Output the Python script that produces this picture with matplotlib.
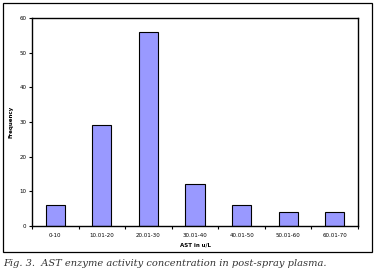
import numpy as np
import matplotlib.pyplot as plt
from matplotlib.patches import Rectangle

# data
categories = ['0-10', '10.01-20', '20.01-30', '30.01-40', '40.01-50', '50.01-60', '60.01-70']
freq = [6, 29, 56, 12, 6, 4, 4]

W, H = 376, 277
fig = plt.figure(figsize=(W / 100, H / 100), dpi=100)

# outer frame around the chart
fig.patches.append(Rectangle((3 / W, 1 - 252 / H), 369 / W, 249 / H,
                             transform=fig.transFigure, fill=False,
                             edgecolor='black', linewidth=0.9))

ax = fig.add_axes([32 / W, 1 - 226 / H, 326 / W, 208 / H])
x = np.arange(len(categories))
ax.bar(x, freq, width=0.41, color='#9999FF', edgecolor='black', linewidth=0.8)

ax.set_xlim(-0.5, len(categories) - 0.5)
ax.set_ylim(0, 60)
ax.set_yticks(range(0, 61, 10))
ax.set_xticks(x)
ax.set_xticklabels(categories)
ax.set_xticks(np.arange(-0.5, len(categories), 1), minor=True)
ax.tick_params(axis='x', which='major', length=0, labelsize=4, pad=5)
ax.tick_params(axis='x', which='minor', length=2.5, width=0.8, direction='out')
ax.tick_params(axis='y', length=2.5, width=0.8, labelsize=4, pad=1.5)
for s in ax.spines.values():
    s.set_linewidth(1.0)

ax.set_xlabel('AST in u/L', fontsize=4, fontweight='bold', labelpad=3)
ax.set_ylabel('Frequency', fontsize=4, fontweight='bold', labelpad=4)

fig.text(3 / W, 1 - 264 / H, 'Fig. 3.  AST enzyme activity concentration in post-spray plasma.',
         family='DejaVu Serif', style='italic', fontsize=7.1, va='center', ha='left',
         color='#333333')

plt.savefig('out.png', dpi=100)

----

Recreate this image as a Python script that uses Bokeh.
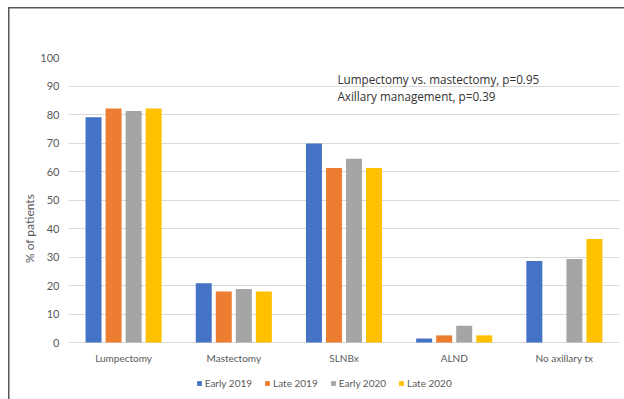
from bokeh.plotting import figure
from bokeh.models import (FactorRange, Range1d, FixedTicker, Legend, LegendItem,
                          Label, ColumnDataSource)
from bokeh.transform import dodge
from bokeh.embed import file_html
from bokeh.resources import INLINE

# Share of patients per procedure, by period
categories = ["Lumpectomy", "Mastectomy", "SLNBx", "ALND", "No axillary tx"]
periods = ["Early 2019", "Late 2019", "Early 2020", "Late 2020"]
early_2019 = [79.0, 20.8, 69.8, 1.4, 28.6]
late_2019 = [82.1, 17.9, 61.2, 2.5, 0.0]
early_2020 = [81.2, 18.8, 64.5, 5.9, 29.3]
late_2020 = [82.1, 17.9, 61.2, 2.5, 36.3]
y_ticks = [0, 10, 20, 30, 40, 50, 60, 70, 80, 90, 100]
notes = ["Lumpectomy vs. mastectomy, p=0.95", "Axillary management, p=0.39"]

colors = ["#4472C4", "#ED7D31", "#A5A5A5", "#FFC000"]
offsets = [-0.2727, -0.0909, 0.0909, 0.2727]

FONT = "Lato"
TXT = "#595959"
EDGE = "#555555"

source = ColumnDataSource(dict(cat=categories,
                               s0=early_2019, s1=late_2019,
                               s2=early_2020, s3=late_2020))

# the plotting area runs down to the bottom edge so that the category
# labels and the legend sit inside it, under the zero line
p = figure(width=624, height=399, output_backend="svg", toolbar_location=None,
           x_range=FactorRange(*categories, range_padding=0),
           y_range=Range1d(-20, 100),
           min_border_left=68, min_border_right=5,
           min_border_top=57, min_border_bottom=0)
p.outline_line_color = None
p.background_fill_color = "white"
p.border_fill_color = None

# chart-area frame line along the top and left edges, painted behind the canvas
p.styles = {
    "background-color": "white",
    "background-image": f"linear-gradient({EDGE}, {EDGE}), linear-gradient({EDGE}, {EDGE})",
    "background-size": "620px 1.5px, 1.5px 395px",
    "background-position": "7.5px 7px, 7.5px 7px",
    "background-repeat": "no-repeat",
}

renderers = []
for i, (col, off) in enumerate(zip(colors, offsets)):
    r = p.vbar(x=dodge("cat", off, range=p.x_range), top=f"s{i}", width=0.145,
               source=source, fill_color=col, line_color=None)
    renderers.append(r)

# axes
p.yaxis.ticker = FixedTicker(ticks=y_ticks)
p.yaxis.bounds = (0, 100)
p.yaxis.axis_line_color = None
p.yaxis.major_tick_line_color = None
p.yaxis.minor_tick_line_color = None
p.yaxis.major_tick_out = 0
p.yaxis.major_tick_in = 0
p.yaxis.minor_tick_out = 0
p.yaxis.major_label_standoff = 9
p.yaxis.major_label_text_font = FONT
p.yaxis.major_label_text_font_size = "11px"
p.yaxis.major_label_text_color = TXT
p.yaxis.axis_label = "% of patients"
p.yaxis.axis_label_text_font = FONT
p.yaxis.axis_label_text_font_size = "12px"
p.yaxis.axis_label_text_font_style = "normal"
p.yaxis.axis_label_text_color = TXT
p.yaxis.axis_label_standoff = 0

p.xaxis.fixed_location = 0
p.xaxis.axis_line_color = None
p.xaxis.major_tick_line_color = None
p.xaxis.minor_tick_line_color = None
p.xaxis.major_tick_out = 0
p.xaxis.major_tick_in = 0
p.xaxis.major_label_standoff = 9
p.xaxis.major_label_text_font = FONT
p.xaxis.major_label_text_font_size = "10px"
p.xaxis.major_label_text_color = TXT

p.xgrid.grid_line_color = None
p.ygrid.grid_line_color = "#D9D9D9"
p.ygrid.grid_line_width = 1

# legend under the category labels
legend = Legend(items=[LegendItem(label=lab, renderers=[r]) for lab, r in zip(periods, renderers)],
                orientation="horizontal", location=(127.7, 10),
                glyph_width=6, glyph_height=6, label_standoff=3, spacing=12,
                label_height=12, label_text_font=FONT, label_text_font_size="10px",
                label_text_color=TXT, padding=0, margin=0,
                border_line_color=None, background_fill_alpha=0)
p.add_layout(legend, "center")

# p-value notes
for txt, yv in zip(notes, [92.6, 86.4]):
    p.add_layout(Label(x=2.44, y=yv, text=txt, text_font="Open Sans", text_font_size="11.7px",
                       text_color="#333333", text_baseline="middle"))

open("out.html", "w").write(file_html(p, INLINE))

----

[Problem requirements]: Exactly and only the lines from the line with "Recreate this image" to the line with "from bokeh.resources import INLINE", both ends included, should be echoed. Do not carry over the pictures.

[Correct result]:
Recreate this image as a Python script that uses Bokeh.
from bokeh.plotting import figure
from bokeh.models import (FactorRange, Range1d, FixedTicker, Legend, LegendItem,
                          Label, ColumnDataSource)
from bokeh.transform import dodge
from bokeh.embed import file_html
from bokeh.resources import INLINE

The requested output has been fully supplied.